Parce qu’il a limité la hausse des prix de l’énergie et donc de l’inflation, le « bouclier tarifaire » fait l’orgueil du ministre de l’économie, Bruno Le Maire.
Il faut dire que ses effets sont spectaculaires : certes en forte hausse, l’inflation en France demeure aujourd’hui sensiblement plus faible que chez nos voisins. Mesurée sur un an et sur une base harmonisée, elle a été en août de 6,6 % dans l’Hexagone contre 9,1 % dans l’ensemble de la zone euro, à peine moins en Allemagne et jusqu’à 25,2 % en Estonie.
Cet écart n’est pas entièrement dû à la politique du gouvernement (l’énergie, et en particulier le gaz, pèse plus lourd dans l’indice des prix en Estonie), mais celle-ci y concourt largement. L’Insee a calculé que sans le bouclier tarifaire l’inflation aurait été de 3,1 points plus élevée.
L’objectif premier du bouclier est social : il s’agit de protéger le pouvoir d’achat des ménages à faible revenu. Mais il est aussi économique, et Bercy ne fait pas mystère de sa volonté d’engranger des gains de compétitivité durables.
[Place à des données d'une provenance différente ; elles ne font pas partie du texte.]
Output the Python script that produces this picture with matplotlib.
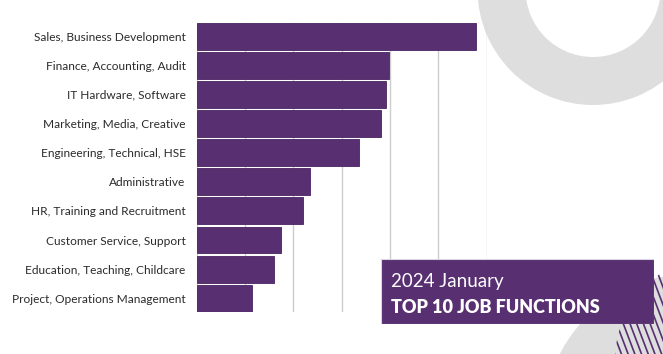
import matplotlib.pyplot as plt
import numpy as np
from matplotlib.patches import Circle, Rectangle, Wedge

# data (bar length, one grid step = 100)
functions = ['Sales, Business Development', 'Finance, Accounting, Audit',
             'IT Hardware, Software', 'Marketing, Media, Creative',
             'Engineering, Technical, HSE', 'Administrative',
             'HR, Training and Recruitment', 'Customer Service, Support',
             'Education, Teaching, Childcare', 'Project, Operations Management']
counts = [578, 399, 392, 381, 335, 235, 221, 175, 161, 114]
title_top = '2024 January'
title_bottom = 'TOP 10 JOB FUNCTIONS'

purple = '#582f71'
W, H = 663, 354

fig = plt.figure(figsize=(W / 100, H / 100), dpi=100)

# background decorations in pixel coords
bg = fig.add_axes([0, 0, 1, 1], zorder=0)
bg.set_xlim(0, W)
bg.set_ylim(H, 0)
bg.axis('off')
# ring top right
bg.add_patch(Wedge((593, -10.5), 115.5, 0, 360, width=48, color='#dedede', lw=0))
# grey disc bottom right with stripes
disc = Circle((690, 420), 146, color='#dedede', lw=0)
bg.add_patch(disc)
clip = Circle((720, 360), 105, transform=bg.transData)
for x0 in np.arange(560, 720, 6.7):
    ln, = bg.plot([x0, x0 + 0.38 * 150], [210, 360], color=purple, lw=1.2)
    ln.set_clip_path(clip)

# bar chart
ax = fig.add_axes([196.7 / W, 1 - 311.7 / H, (486.6 - 196.7) / W, (311.7 - 22.7) / H],
                  zorder=1)
ax.patch.set_alpha(0)
y = np.arange(len(functions))
ax.barh(y, counts, height=0.92, color=purple, edgecolor='#4a2260', lw=0.6, zorder=3)
ax.set_xlim(0, 600)
ax.set_ylim(len(functions) - 1 + 0.46, -0.46)
ax.set_xticks(np.arange(0, 601, 100))
ax.xaxis.grid(True, color='#cccccc', lw=1)
ax.set_axisbelow(True)
ax.set_yticks(y)
ax.set_yticklabels(functions, family='Lato', fontsize=8.6, color='#2b2b2b')
ax.tick_params(axis='y', length=0, pad=8)
ax.tick_params(axis='x', length=0, labelbottom=False)
for s in ax.spines.values():
    s.set_visible(False)

# title box
tb = fig.add_axes([381 / W, 1 - 324 / H, (654 - 381) / W, (324 - 259) / H], zorder=2)
tb.set_xlim(0, 1)
tb.set_ylim(0, 1)
tb.add_patch(Rectangle((0, 0), 1, 1, facecolor=purple, edgecolor='#d9d2e2', lw=0.8,
                       transform=tb.transAxes))
tb.axis('off')
tb.text(0.037, 0.57, title_top, color='white', family='Lato', fontweight='normal',
        fontsize=13.5, va='baseline')
tb.text(0.037, 0.17, title_bottom, color='white', family='Lato', fontweight='heavy',
        fontsize=13, va='baseline')

plt.savefig('out.png', dpi=100)
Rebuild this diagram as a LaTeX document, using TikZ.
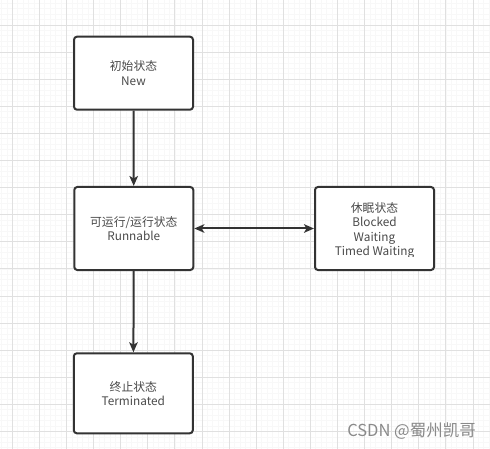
\documentclass[tikz,border=0pt]{standalone}
\usepackage{fontspec}
\setmainfont{Noto Sans CJK SC}
\usetikzlibrary{arrows.meta}
\definecolor{edge}{HTML}{333333}
\definecolor{txt}{HTML}{4A4A4A}
\definecolor{gmaj}{HTML}{E0E0E0}
\definecolor{gmin}{HTML}{F8F8F8}
\definecolor{wm}{HTML}{8A8A8A}
\tikzset{
  state/.style={draw=edge, fill=white, line width=2pt, rounded corners=3pt,
    minimum width=119pt, text=txt, align=center,
    font=\fontsize{11.8pt}{14.4pt}\selectfont},
  conn/.style={draw=edge, line width=2pt},
  tip/.style={-{Stealth[length=10pt,width=8.5pt,inset=2.5pt]}},
  dtip/.style={{Stealth[length=10pt,width=8.5pt,inset=2.5pt]}-{Stealth[length=10pt,width=8.5pt,inset=2.5pt]}},
}
\begin{document}
\begin{tikzpicture}[x=1pt,y=-1pt]
\useasboundingbox (0,0) rectangle (490,449);
\fill[white] (0,0) rectangle (490,449);
% faint minor grid
\foreach \i in {0,...,92} {
  \draw[gmin, line width=0.5pt] ({1.36+5.42*\i},0) -- ({1.36+5.42*\i},449);
}
\foreach \i in {0,...,84} {
  \draw[gmin, line width=0.5pt] (0,{3.2+5.42*\i}) -- (490,{3.2+5.42*\i});
}
% major grid
\foreach \i in {0,...,18} {
  \draw[gmaj, line width=0.7pt] ({12.2+27.1*\i},0) -- ({12.2+27.1*\i},449);
}
\foreach \i in {0,...,17} {
  \draw[gmaj, line width=0.7pt] (0,{-2.2+27.1*\i}) -- (490,{-2.2+27.1*\i});
}
% states
\node[state, minimum height=73pt] (new) at (133.5,73.2) {初始状态\\New};
\node[state, minimum height=83pt] (run) at (133.8,228.5) {可运行/运行状态\\Runnable};
\node[state, minimum height=83pt] (sleep) at (374.5,228.5) {};
\begin{scope}
  \clip (316,188) rectangle (433,256.5);
  \node[align=center, text=txt, font=\fontsize{11.8pt}{14.4pt}\selectfont, inner sep=0pt] (sleeptext) at (374.5,230.3) {休眠状态\\Blocked\\Waiting\\Timed Waiting};
\end{scope}
\node[state, minimum height=80pt] (term) at (133.3,393.3) {终止状态\\Terminated};
% connectors
\draw[conn, tip] (new) -- (run);
\draw[conn, dtip] (run) -- (sleep);
\draw[conn, tip] (run) -- (term);
% watermark
\node[text=wm, font=\fontsize{16.5pt}{18pt}\selectfont, anchor=east, inner sep=0pt] (mark) at (476,431) {CSDN @蜀州凯哥};
\end{tikzpicture}
\end{document}
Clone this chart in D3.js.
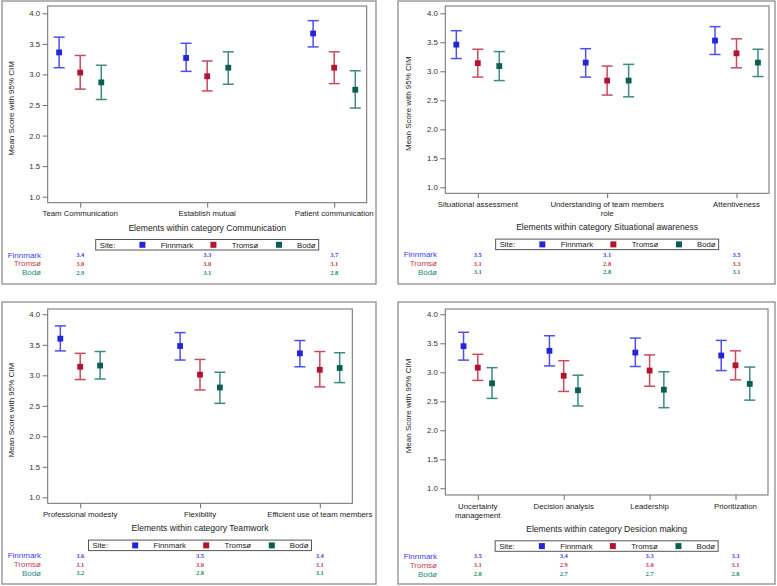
<!DOCTYPE html>
<html>
<head>
<meta charset="utf-8">
<script src="https://cdn.jsdelivr.net/npm/d3@7"></script>
<style>
  body { margin: 0; background: #fff; }
  text { font-family: "Liberation Sans", Arial, sans-serif; }
</style>
</head>
<body>
<svg id="chart" width="777" height="586"></svg>
<script>
// sites and shared axis ticks
const sites = ["Finnmark", "Tromsø", "Bodø"];
const yTicks = [1.0, 1.5, 2.0, 2.5, 3.0, 3.5, 4.0];

// Communication (rows = site, cols = element)
const commCats = ["Team Communication", "Establish mutual", "Patient communication"];
const commMean = [[3.36, 3.27, 3.67], [3.03, 2.97, 3.11], [2.87, 3.11, 2.75]];
const commLow  = [[3.11, 3.05, 3.45], [2.76, 2.73, 2.85], [2.59, 2.84, 2.45]];
const commHigh = [[3.61, 3.51, 3.88], [3.31, 3.22, 3.37], [3.15, 3.37, 3.06]];
const commTable = [["3.4", "3.3", "3.7"], ["3.0", "3.0", "3.1"], ["2.9", "3.1", "2.8"]];

// Situational awareness
const situCats = ["Situational assessment", "Understanding of team members\nrole", "Attentiveness"];
const situMean = [[3.46, 3.15, 3.53], [3.14, 2.84, 3.31], [3.09, 2.84, 3.15]];
const situLow  = [[3.22, 2.90, 3.29], [2.90, 2.59, 3.06], [2.84, 2.56, 2.91]];
const situHigh = [[3.70, 3.39, 3.77], [3.38, 3.09, 3.56], [3.34, 3.12, 3.38]];
const situTable = [["3.5", "3.1", "3.5"], ["3.1", "2.8", "3.3"], ["3.1", "2.8", "3.1"]];

// Teamwork
const teamCats = ["Professional modesty", "Flexibility", "Efficient use of team members"];
const teamMean = [[3.60, 3.48, 3.36], [3.14, 3.01, 3.09], [3.16, 2.80, 3.12]];
const teamLow  = [[3.40, 3.25, 3.14], [2.93, 2.76, 2.81], [2.94, 2.54, 2.88]];
const teamHigh = [[3.81, 3.70, 3.57], [3.36, 3.26, 3.39], [3.39, 3.05, 3.37]];
const teamTable = [["3.6", "3.5", "3.4"], ["3.1", "3.0", "3.1"], ["3.2", "2.8", "3.1"]];

// Decision making
const deciCats = ["Uncertainty\nmanagement", "Decision analysis", "Leadership", "Prioritization"];
const deciMean = [[3.45, 3.37, 3.34, 3.29], [3.08, 2.94, 3.03, 3.12], [2.81, 2.69, 2.70, 2.80]];
const deciLow  = [[3.21, 3.11, 3.10, 3.03], [2.86, 2.67, 2.76, 2.87], [2.55, 2.42, 2.39, 2.52]];
const deciHigh = [[3.69, 3.63, 3.59, 3.55], [3.31, 3.20, 3.30, 3.37], [3.08, 2.95, 3.01, 3.09]];
const deciTable = [["3.5", "3.4", "3.3", "3.3"], ["3.1", "2.9", "3.0", "3.1"], ["2.8", "2.7", "2.7", "2.8"]];

const markColor = d3.scaleOrdinal().domain(sites).range(["#2525d8", "#b3142f", "#0a5e54"]);
const barColor  = d3.scaleOrdinal().domain(sites).range(["#4f4ff0", "#cd4a5d", "#3b8b80"]);
const textColor = d3.scaleOrdinal().domain(sites).range(["#4040ee", "#c83c50", "#2a8a7a"]);

const panels = [
  { title: "Communication", cats: commCats, mean: commMean, low: commLow, high: commHigh, table: commTable,
    box: [2, 1, 376, 284], l: 47.7, r: 366.7, t: 6, b: 202.7, y4: 13.3, y1: 196.7 },
  { title: "Situational awareness", cats: situCats, mean: situMean, low: situLow, high: situHigh, table: situTable,
    box: [398, 1, 775, 284], l: 445.3, r: 769, t: 6, b: 193.3, y4: 13.3, y1: 187.3 },
  { title: "Teamwork", cats: teamCats, mean: teamMean, low: teamLow, high: teamHigh, table: teamTable,
    box: [2, 302, 376, 584], l: 47.7, r: 352.3, t: 309, b: 503.3, y4: 314.3, y1: 497.3 },
  { title: "Desicion making", cats: deciCats, mean: deciMean, low: deciLow, high: deciHigh, table: deciTable,
    box: [398, 302, 775, 584], l: 445.3, r: 768, t: 309, b: 495, y4: 314.3, y1: 488.3 }
];

const svg = d3.select("#chart");
const fs = 7.8;

panels.forEach(p => {
  const g = svg.append("g");
  const [bx0, by0, bx1, by1] = p.box;
  g.append("rect")
    .attr("x", bx0).attr("y", by0).attr("width", bx1 - bx0).attr("height", by1 - by0)
    .attr("fill", "none").attr("stroke", "#8e8e8e").attr("stroke-width", 1.3);

  const x = d3.scalePoint().domain(p.cats).range([p.l + 32.5, p.r - 32.5]);
  const y = d3.scaleLinear().domain([1, 4]).range([p.y1, p.y4]);
  const off = d3.scalePoint().domain(sites).range([-x.step() * 0.166, x.step() * 0.166]);

  // plot frame
  g.append("rect")
    .attr("x", p.l).attr("y", p.t).attr("width", p.r - p.l).attr("height", p.b - p.t)
    .attr("fill", "none").attr("stroke", "#6e6e6e").attr("stroke-width", 1);

  // y axis
  const ya = g.append("g").attr("transform", `translate(${p.l},0)`)
    .call(d3.axisLeft(y).tickValues(yTicks).tickFormat(d3.format(".1f")).tickSize(5).tickPadding(2.5));
  ya.select(".domain").remove();
  ya.selectAll("line").attr("stroke", "#6e6e6e");
  ya.selectAll("text").attr("font-size", fs).attr("fill", "#333").style("font-family", "Liberation Sans, Arial, sans-serif");

  g.append("text")
    .attr("transform", `translate(${p.l - 34},${(p.t + p.b) / 2 + 4}) rotate(-90)`)
    .attr("text-anchor", "middle").attr("font-size", fs + 0.2).attr("fill", "#222")
    .text("Mean Score with 95% CIM");

  // x axis
  const xa = g.append("g").attr("transform", `translate(0,${p.b})`)
    .call(d3.axisBottom(x).tickSize(5).tickFormat(""));
  xa.select(".domain").remove();
  xa.selectAll("line").attr("stroke", "#6e6e6e");

  let maxLines = 1;
  p.cats.forEach(c => {
    const lines = c.split("\n");
    maxLines = Math.max(maxLines, lines.length);
    const t = g.append("text").attr("text-anchor", "middle").attr("font-size", fs).attr("fill", "#222");
    lines.forEach((ln, k) => {
      t.append("tspan").attr("x", x(c)).attr("y", p.b + 13.6 + k * 9.3).text(ln);
    });
  });

  const axisLabelY = p.b + 28 + (maxLines - 1) * 9;
  g.append("text")
    .attr("x", (p.l + p.r) / 2).attr("y", axisLabelY)
    .attr("text-anchor", "middle").attr("font-size", 8.6).attr("fill", "#222")
    .text("Elements within category " + p.title);

  // error bars and markers
  const rows = [];
  sites.forEach((s, si) => {
    p.cats.forEach((c, ci) => {
      rows.push({ site: s, cat: c, mean: p.mean[si][ci], low: p.low[si][ci], high: p.high[si][ci] });
    });
  });
  const cx = d => x(d.cat) + off(d.site);
  const marks = g.append("g").selectAll("g").data(rows).join("g");
  marks.append("line")
    .attr("x1", cx).attr("x2", cx).attr("y1", d => y(d.low)).attr("y2", d => y(d.high))
    .attr("stroke", d => barColor(d.site)).attr("stroke-width", 1.5);
  ["low", "high"].forEach(k => {
    marks.append("line")
      .attr("x1", d => cx(d) - 5.5).attr("x2", d => cx(d) + 5.5)
      .attr("y1", d => y(d[k])).attr("y2", d => y(d[k]))
      .attr("stroke", d => barColor(d.site)).attr("stroke-width", 1.5);
  });
  marks.append("rect")
    .attr("x", d => cx(d) - 2.9).attr("y", d => y(d.mean) - 2.9)
    .attr("width", 5.8).attr("height", 5.8)
    .attr("fill", d => markColor(d.site));

  // legend
  const legTop = axisLabelY + 8.8;
  const legW = 223;
  const legL = (p.l + p.r) / 2 - legW / 2;
  const leg = g.append("g").attr("transform", `translate(${legL},${legTop})`);
  leg.append("rect").attr("width", legW).attr("height", 10.5)
    .attr("fill", "#fff").attr("stroke", "#555").attr("stroke-width", 1);
  leg.append("text").attr("x", 4).attr("y", 8.3).attr("font-size", fs).attr("fill", "#222").text("Site:");
  const sqX = [46.7, 117.7, 183.3];
  const txX = [65, 136, 201.3];
  sites.forEach((s, i) => {
    leg.append("rect").attr("x", sqX[i] - 3).attr("y", 2.3).attr("width", 6).attr("height", 6)
      .attr("fill", markColor(s));
    leg.append("text").attr("x", txX[i]).attr("y", 8.3).attr("font-size", fs).attr("fill", "#222").text(s);
  });

  // table of means under the plot
  const rowY = legTop + 18;
  sites.forEach((s, si) => {
    g.append("text")
      .attr("x", bx0 + 39).attr("y", rowY + si * 8.9)
      .attr("text-anchor", "end").attr("font-size", 8).attr("fill", textColor(s))
      .text(s);
    p.cats.forEach((c, ci) => {
      g.append("text")
        .attr("x", x(c)).attr("y", rowY + si * 8.9 - 0.5)
        .attr("text-anchor", "middle").attr("font-size", 6.5)
        .attr("font-weight", "bold")
        .style("font-family", "Liberation Serif, serif")
        .attr("fill", textColor(s))
        .text(p.table[si][ci]);
    });
  });
});
</script>
</body>
</html>
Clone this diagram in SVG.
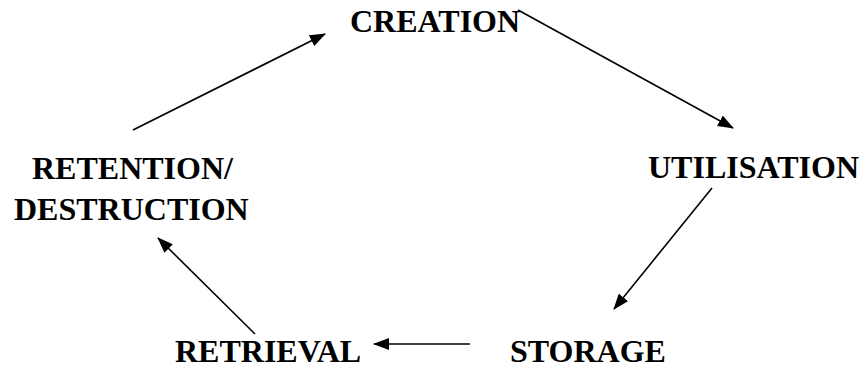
<svg xmlns="http://www.w3.org/2000/svg" width="861" height="366" viewBox="0 0 861 366">
<style>
.lbl{font-family:"Liberation Serif","Times New Roman",serif;font-weight:bold;font-size:32px;fill:#000}
.conn line{stroke:#000;stroke-width:1.6;fill:none}
</style>
<defs>
<marker id="ah" markerUnits="userSpaceOnUse" markerWidth="16" markerHeight="12" refX="15" refY="6" orient="auto">
<path d="M0,0 L16,6 L0,12 z" fill="#000"/>
</marker>
</defs>
<rect width="861" height="366" fill="#fff"/>
<g id="creation"><text class="lbl" x="350" y="32">CREATION</text></g>
<g id="utilisation"><text class="lbl" x="648" y="178">UTILISATION</text></g>
<g id="storage"><text class="lbl" x="510" y="362">STORAGE</text></g>
<g id="retrieval"><text class="lbl" x="175" y="362">RETRIEVAL</text></g>
<g id="retention"><text class="lbl" x="32" y="179">RETENTION/</text><text class="lbl" x="14" y="220">DESTRUCTION</text></g>
<g class="conn" id="connectors">
<line x1="518" y1="10" x2="733" y2="128" marker-end="url(#ah)"/>
<line x1="712" y1="188" x2="614" y2="309" marker-end="url(#ah)"/>
<line x1="470" y1="344" x2="374" y2="344" marker-end="url(#ah)"/>
<line x1="255" y1="334" x2="158" y2="238" marker-end="url(#ah)"/>
<line x1="133" y1="130" x2="325" y2="34" marker-end="url(#ah)"/>
</g>
</svg>
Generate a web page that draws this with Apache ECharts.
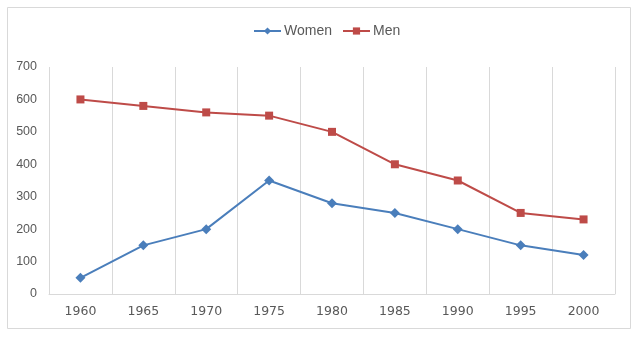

L’occasion est belle : mettre à profit le choc pour dévaluer le taux de change réel vis-à-vis de nos partenaires.
Il y a dix ans tout juste, le rapport Gallois sommait le gouvernement d’abaisser les cotisations sociales pour gagner en compétitivité. On se rappelle la suite : CICE [crédit d’impôt pour la compétitivité et l’emploi] et pacte de responsabilité signaient bientôt la conversion de François Hollande à l’économie de l’offre. Ils opéraient ainsi un transfert massif vers les entreprises, dont les conséquences politiques allaient être terribles pour la gauche.
Ratisser large
Avec le bouclier tarifaire, le gouvernement a choisi de ne pas cibler les ménages à bas revenu. S’il avait opté pour des transferts ciblés, il aurait payé sensiblement moins cher, mais deux fois : au coût des mesures de soutien direct se seraient ajoutées la hausse des minima sociaux, dont la valeur est indexée sur les prix, et celle des allégements de cotisation, dont le champ est indexé sur le smic. Mais surtout, il aurait laissé se développer une spirale inflationniste. D’où le choix de ratisser large, même si le coût direct de la mesure (au moins 48 milliards d’euros en brut pour 2023, près de 20 milliards en net) est élevé.
L’alternative aurait pu être une tarification duale, qui donne à tous les ménages accès à un même quantum d’énergie à prix subventionné. C’est vers cette formule que s’oriente l’Allemagne. Comme le bouclier, un tarif dual a l’avantage de pouvoir être pris en compte dans le calcul de l’indice des prix et donc n’alimente pas la spirale prix-salaires.